-- Start Data segment --
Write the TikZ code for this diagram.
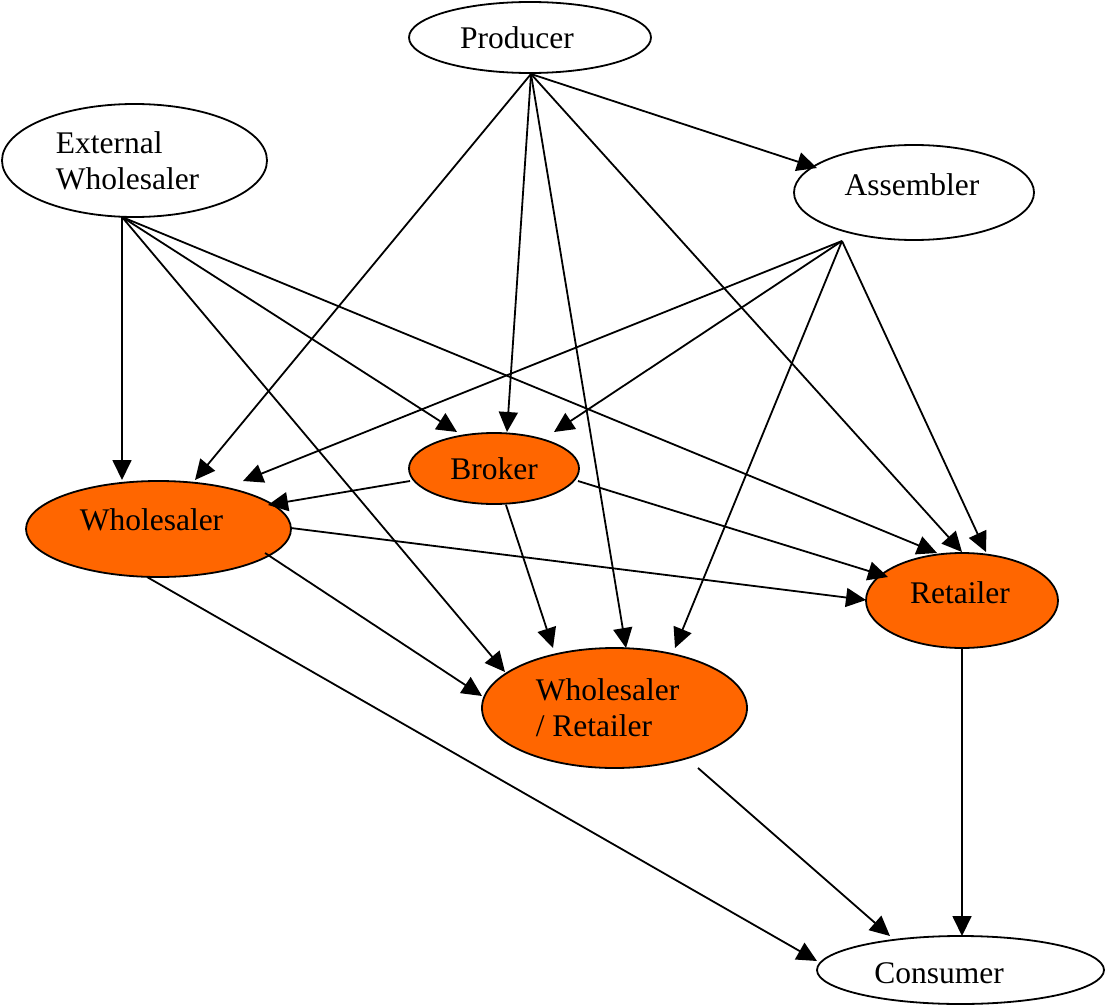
\documentclass[tikz,border=0pt]{standalone}
\usepackage{fontspec}
\setmainfont{Liberation Serif}
\usetikzlibrary{arrows.meta,shapes.geometric}
\definecolor{nodeorange}{RGB}{255,102,0}
\begin{document}
\begin{tikzpicture}[x=1pt,y=-1pt,
  ent/.style={ellipse,draw=black,line width=1.8pt,inner sep=0pt,
    font=\fontsize{31.5}{36}\selectfont},
  act/.style={ent,fill=nodeorange},
  flow/.style={line width=1.8pt,-{Triangle[length=20pt,width=19pt]}}]
\useasboundingbox (0,0) rectangle (1106,1006);

% entities
\node[ent,minimum width=242pt,minimum height=71pt] (prod) at (530,37.5) {Producer\hspace*{26pt}};
\node[ent,minimum width=265pt,minimum height=113pt,align=left] (extw) at (134.5,160.5) {External\\Wholesaler\hspace*{14pt}};
\node[ent,minimum width=240pt,minimum height=95pt,text depth=16.8pt] (asm) at (914,192.5) {Assembler\hspace*{4pt}};
\node[act,minimum width=170pt,minimum height=71pt] (brk) at (494,468.5) {Broker};
\node[act,minimum width=265pt,minimum height=96pt,text depth=18.4pt] (whl) at (158.5,529) {Wholesaler\hspace*{14pt}};
\node[act,minimum width=192pt,minimum height=95pt,text depth=16.8pt] (ret) at (962,600.5) {Retailer\hspace*{4pt}};
\node[act,minimum width=265pt,minimum height=120pt,align=left] (wr) at (614.5,708) {Wholesaler\hspace*{14pt}\\/ Retailer};
\node[ent,minimum width=287pt,minimum height=68pt,text height=26.5pt] (con) at (960.5,970) {Consumer\hspace*{43pt}};

% connector ends, relative to their nodes
\path (prod.center) ++(1,36.5) coordinate (pOut);
\path (extw.center) ++(-12.5,56.5) coordinate (eOut);
\path (asm.center) ++(-72,48.5) coordinate (aOut);
\path (asm.center) ++(-97,-24.5) coordinate (aInP);
\path (brk.center) ++(-84,12.5) coordinate (bOutW);
\path (brk.center) ++(84,12.5) coordinate (bOutR);
\path (brk.center) ++(12,36.5) coordinate (bOutWR);
\path (brk.center) ++(-37,-36.5) coordinate (bInE);
\path (brk.center) ++(13,-36.5) coordinate (bInP);
\path (brk.center) ++(60,-36.5) coordinate (bInA);
\path (whl.center) ++(132.5,-1) coordinate (wOutR);
\path (whl.center) ++(106.5,24) coordinate (wOutWR);
\path (whl.center) ++(-11.5,48) coordinate (wOutC);
\path (whl.center) ++(-36.5,-49) coordinate (wInE);
\path (whl.center) ++(36.5,-49) coordinate (wInP);
\path (whl.center) ++(84.5,-48) coordinate (wInA);
\path (whl.center) ++(109.5,-24) coordinate (wInB);
\path (ret.center) ++(0,47.5) coordinate (rOut);
\path (ret.center) ++(-25,-47.5) coordinate (rInE);
\path (ret.center) ++(0,-48.5) coordinate (rInP);
\path (ret.center) ++(24,-48.5) coordinate (rInA);
\path (ret.center) ++(-74,-23.5) coordinate (rInB);
\path (ret.center) ++(-96,-0.5) coordinate (rInW);
\path (wr.center) ++(83.5,60) coordinate (wrOut);
\path (wr.center) ++(-61.5,-60) coordinate (wrInB);
\path (wr.center) ++(11.5,-60) coordinate (wrInP);
\path (wr.center) ++(60.5,-60) coordinate (wrInA);
\path (wr.center) ++(-109.5,-36) coordinate (wrInE);
\path (wr.center) ++(-132.5,-12) coordinate (wrInW);
\path (con.center) ++(-143.5,-9) coordinate (cInW);
\path (con.center) ++(-70.5,-34) coordinate (cInWR);
\path (con.center) ++(1.5,-34) coordinate (cInR);

% from Producer
\draw[flow] (pOut) -- (wInP);
\draw[flow] (pOut) -- (bInP);
\draw[flow] (pOut) -- (wrInP);
\draw[flow] (pOut) -- (rInP);
\draw[flow] (pOut) -- (aInP);
% from External Wholesaler
\draw[flow] (eOut) -- (wInE);
\draw[flow] (eOut) -- (bInE);
\draw[flow] (eOut) -- (rInE);
\draw[flow] (eOut) -- (wrInE);
% from Assembler
\draw[flow] (aOut) -- (wInA);
\draw[flow] (aOut) -- (bInA);
\draw[flow] (aOut) -- (wrInA);
\draw[flow] (aOut) -- (rInA);
% from Broker
\draw[flow] (bOutW) -- (wInB);
\draw[flow] (bOutR) -- (rInB);
\draw[flow] (bOutWR) -- (wrInB);
% from Wholesaler
\draw[flow] (wOutR) -- (rInW);
\draw[flow] (wOutWR) -- (wrInW);
\draw[flow] (wOutC) -- (cInW);
% to Consumer
\draw[flow] (wrOut) -- (cInWR);
\draw[flow] (rOut) -- (cInR);
\end{tikzpicture}
\end{document}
-- End Data segment --
• [What the task asks] Keep the pictures out of the copy and write out the data exactly as it stands.

• [Written answer]
Write the TikZ code for this diagram.
\documentclass[tikz,border=0pt]{standalone}
\usepackage{fontspec}
\setmainfont{Liberation Serif}
\usetikzlibrary{arrows.meta,shapes.geometric}
\definecolor{nodeorange}{RGB}{255,102,0}
\begin{document}
\begin{tikzpicture}[x=1pt,y=-1pt,
  ent/.style={ellipse,draw=black,line width=1.8pt,inner sep=0pt,
    font=\fontsize{31.5}{36}\selectfont},
  act/.style={ent,fill=nodeorange},
  flow/.style={line width=1.8pt,-{Triangle[length=20pt,width=19pt]}}]
\useasboundingbox (0,0) rectangle (1106,1006);

% entities
\node[ent,minimum width=242pt,minimum height=71pt] (prod) at (530,37.5) {Producer\hspace*{26pt}};
\node[ent,minimum width=265pt,minimum height=113pt,align=left] (extw) at (134.5,160.5) {External\\Wholesaler\hspace*{14pt}};
\node[ent,minimum width=240pt,minimum height=95pt,text depth=16.8pt] (asm) at (914,192.5) {Assembler\hspace*{4pt}};
\node[act,minimum width=170pt,minimum height=71pt] (brk) at (494,468.5) {Broker};
\node[act,minimum width=265pt,minimum height=96pt,text depth=18.4pt] (whl) at (158.5,529) {Wholesaler\hspace*{14pt}};
\node[act,minimum width=192pt,minimum height=95pt,text depth=16.8pt] (ret) at (962,600.5) {Retailer\hspace*{4pt}};
\node[act,minimum width=265pt,minimum height=120pt,align=left] (wr) at (614.5,708) {Wholesaler\hspace*{14pt}\\/ Retailer};
\node[ent,minimum width=287pt,minimum height=68pt,text height=26.5pt] (con) at (960.5,970) {Consumer\hspace*{43pt}};

% connector ends, relative to their nodes
\path (prod.center) ++(1,36.5) coordinate (pOut);
\path (extw.center) ++(-12.5,56.5) coordinate (eOut);
\path (asm.center) ++(-72,48.5) coordinate (aOut);
\path (asm.center) ++(-97,-24.5) coordinate (aInP);
\path (brk.center) ++(-84,12.5) coordinate (bOutW);
\path (brk.center) ++(84,12.5) coordinate (bOutR);
\path (brk.center) ++(12,36.5) coordinate (bOutWR);
\path (brk.center) ++(-37,-36.5) coordinate (bInE);
\path (brk.center) ++(13,-36.5) coordinate (bInP);
\path (brk.center) ++(60,-36.5) coordinate (bInA);
\path (whl.center) ++(132.5,-1) coordinate (wOutR);
\path (whl.center) ++(106.5,24) coordinate (wOutWR);
\path (whl.center) ++(-11.5,48) coordinate (wOutC);
\path (whl.center) ++(-36.5,-49) coordinate (wInE);
\path (whl.center) ++(36.5,-49) coordinate (wInP);
\path (whl.center) ++(84.5,-48) coordinate (wInA);
\path (whl.center) ++(109.5,-24) coordinate (wInB);
\path (ret.center) ++(0,47.5) coordinate (rOut);
\path (ret.center) ++(-25,-47.5) coordinate (rInE);
\path (ret.center) ++(0,-48.5) coordinate (rInP);
\path (ret.center) ++(24,-48.5) coordinate (rInA);
\path (ret.center) ++(-74,-23.5) coordinate (rInB);
\path (ret.center) ++(-96,-0.5) coordinate (rInW);
\path (wr.center) ++(83.5,60) coordinate (wrOut);
\path (wr.center) ++(-61.5,-60) coordinate (wrInB);
\path (wr.center) ++(11.5,-60) coordinate (wrInP);
\path (wr.center) ++(60.5,-60) coordinate (wrInA);
\path (wr.center) ++(-109.5,-36) coordinate (wrInE);
\path (wr.center) ++(-132.5,-12) coordinate (wrInW);
\path (con.center) ++(-143.5,-9) coordinate (cInW);
\path (con.center) ++(-70.5,-34) coordinate (cInWR);
\path (con.center) ++(1.5,-34) coordinate (cInR);

% from Producer
\draw[flow] (pOut) -- (wInP);
\draw[flow] (pOut) -- (bInP);
\draw[flow] (pOut) -- (wrInP);
\draw[flow] (pOut) -- (rInP);
\draw[flow] (pOut) -- (aInP);
% from External Wholesaler
\draw[flow] (eOut) -- (wInE);
\draw[flow] (eOut) -- (bInE);
\draw[flow] (eOut) -- (rInE);
\draw[flow] (eOut) -- (wrInE);
% from Assembler
\draw[flow] (aOut) -- (wInA);
\draw[flow] (aOut) -- (bInA);
\draw[flow] (aOut) -- (wrInA);
\draw[flow] (aOut) -- (rInA);
% from Broker
\draw[flow] (bOutW) -- (wInB);
\draw[flow] (bOutR) -- (rInB);
\draw[flow] (bOutWR) -- (wrInB);
% from Wholesaler
\draw[flow] (wOutR) -- (rInW);
\draw[flow] (wOutWR) -- (wrInW);
\draw[flow] (wOutC) -- (cInW);
% to Consumer
\draw[flow] (wrOut) -- (cInWR);
\draw[flow] (rOut) -- (cInR);
\end{tikzpicture}
\end{document}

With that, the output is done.